Bahkan gemuruh itu terdengar hingga Kecamatan Tempel, Sleman, Daerah Istimewa Yogyakarta. Kecamatan Srumbung berbatasan dengan Tempel.
"Pagi tadi ketika suasana hening terdengar hingga jarak jauh," kata Heru, Jumat, 2 Mei 2014.
Menurut dia, kabut menutupi Gunung Merapi sejak pagi hingga siang hari. Hasil pengamatan petugas di pos pengamatan Srumbung menunjukkan terjadi aktivitas kegempaan pada hari ini. Gempa low frekuensi terjadi dua kali, multi phase atau MP sebanyak sekali, guguran tujuh kali, dan gempa tektonik satu kali.
Sedangkan, tekanan asap sulfatara lemah hingga sedang. Asap sulfatara Merapi yang tebal itu setinggi 600 meter berwarna putih. Ia menyatakan kondisi Merapi hari ini sama dengan hari kemarin.
Masyarakat Srumbung saat ini masih beraktivitas normal, seperti bertani. "Tidak ada perubahan yang signifikan," kata dia. Kondisi yang sama juga terjadi dari hasil pengamatan petugas pos pemantau Gunung Merapi di Babadan, Magelang. Pos pemantau Babadan berada di Desa Babadan, Kecamatan Dukun, Magelang. Ini merupakan pos terdekat dengan
Gunung Merapi di Magelang.
Di Boyolali, Badan Penanggulangan Bencana Daerah Boyolali mendata ada beberapa dukuh yang masuk kawasan rawan bencana (KRB) II Gunung Merapi. Kepala BPBD Boyolali Suyitno mengatakan hasil pendataan menyebutkan ada 18 dukuh yang masuk KRB II.
"Belasan dukuh itu tersebar di 8 desa," katanya, Jumat, 2 Mei 2014. Dia mengatakan di Boyolali tidak ada permukiman warga yang berada di wilayah KRB I.

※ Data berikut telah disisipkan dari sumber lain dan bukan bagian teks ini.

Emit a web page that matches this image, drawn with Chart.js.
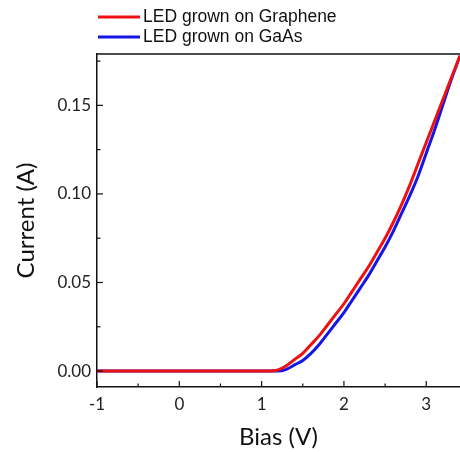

Dukuh-dukuh yang masuk KRB II berada di Kecamatan Selo, Cepogo, dan Musuk. Di Kecamatan Selo ada 3 dukuh di Desa Klakah, 6 dukuh di Desa Tlogolele, 3 dukuh di Desa Lencoh, dua dukuh di Desa Samiran, dan masing-masing satu dukuh di Desa Suroteleng dan Desa Jrakah. Lalu dua dukuh lagi ada di Cepogo dan Musuk.
Dia mengaku sudah bersiap menghadapi letusan Gunung Merapi. Misalnya dengan mendata warga yang harus dievakuasi dan menyiapkan kendaraan untuk evakuasi.
Setelah Siaga, Gunung Slamet Langsung Mereda
Setelah statusnya dinaikkan dari waspada menjadi siaga, aktivitas Gunung Slamet justru menurun. Tak banyak lontaran lava pijar yang terlihat dari gunung yang terletak di perbatasan Kabupaten Purbalingga, Banjarnegara, Banyumas, dan Brebes itu, seperti sehari sebelumnya.
Dari pantauan sejak Rabu, 30 April 2014, pukul 22.00 hingga Kamis, 1 Mei 2014, pukul 06.30, hanya terjadi empat kali lontaran lava pijar. Dentuman keras dan gemuruh yang terdengar sehari sebelumnya tak terdengar lagi. Hanya saja, asap hitam pekat masih terus keluar sejak malam hingga pagi.
Kepala Badan Geologi Kementerian Energi Sumber Daya Mineral Surono mengatakan semalam teramati 12 kali letusan asap warna kelabu tebal dengan ketinggian 400-1.100 meter. Juga, terjadi 41 kali gempa letusan.
“Status masih siaga. Radius berbahaya 4 kilometer dari puncak,” katanya.
Soal peningkatan status Gunung Slamet, Badan Penanggulangan Bencana Daerah Kabupaten Banyumas segera melakukan sosialisasi ke masyarakat, terutama yang paling dekat dengan puncak gunung.
“Kami juga sedang melakukan pendataan ulang logistik dan pendataan ulang jumlah penduduk di zona rawan,” katanya.
Di Kabupaten Banyumas terdapat 35 desa dari tujuh kecamatan yang diprediksi terdampak erupsi Gunung Slamet. Dari jumlah tersebut, ujar dia, terdapat tujuh desa di tiga kecamatan yang paling rawan terkena erupsi, yakni Desa Melung (Kecamatan Kedungbanteng); Ketenger, Karangmangu, Kemutug Lor, dan Karangsalam (Baturraden); serta Limpakuwus dan Gandatapa (Sumbang).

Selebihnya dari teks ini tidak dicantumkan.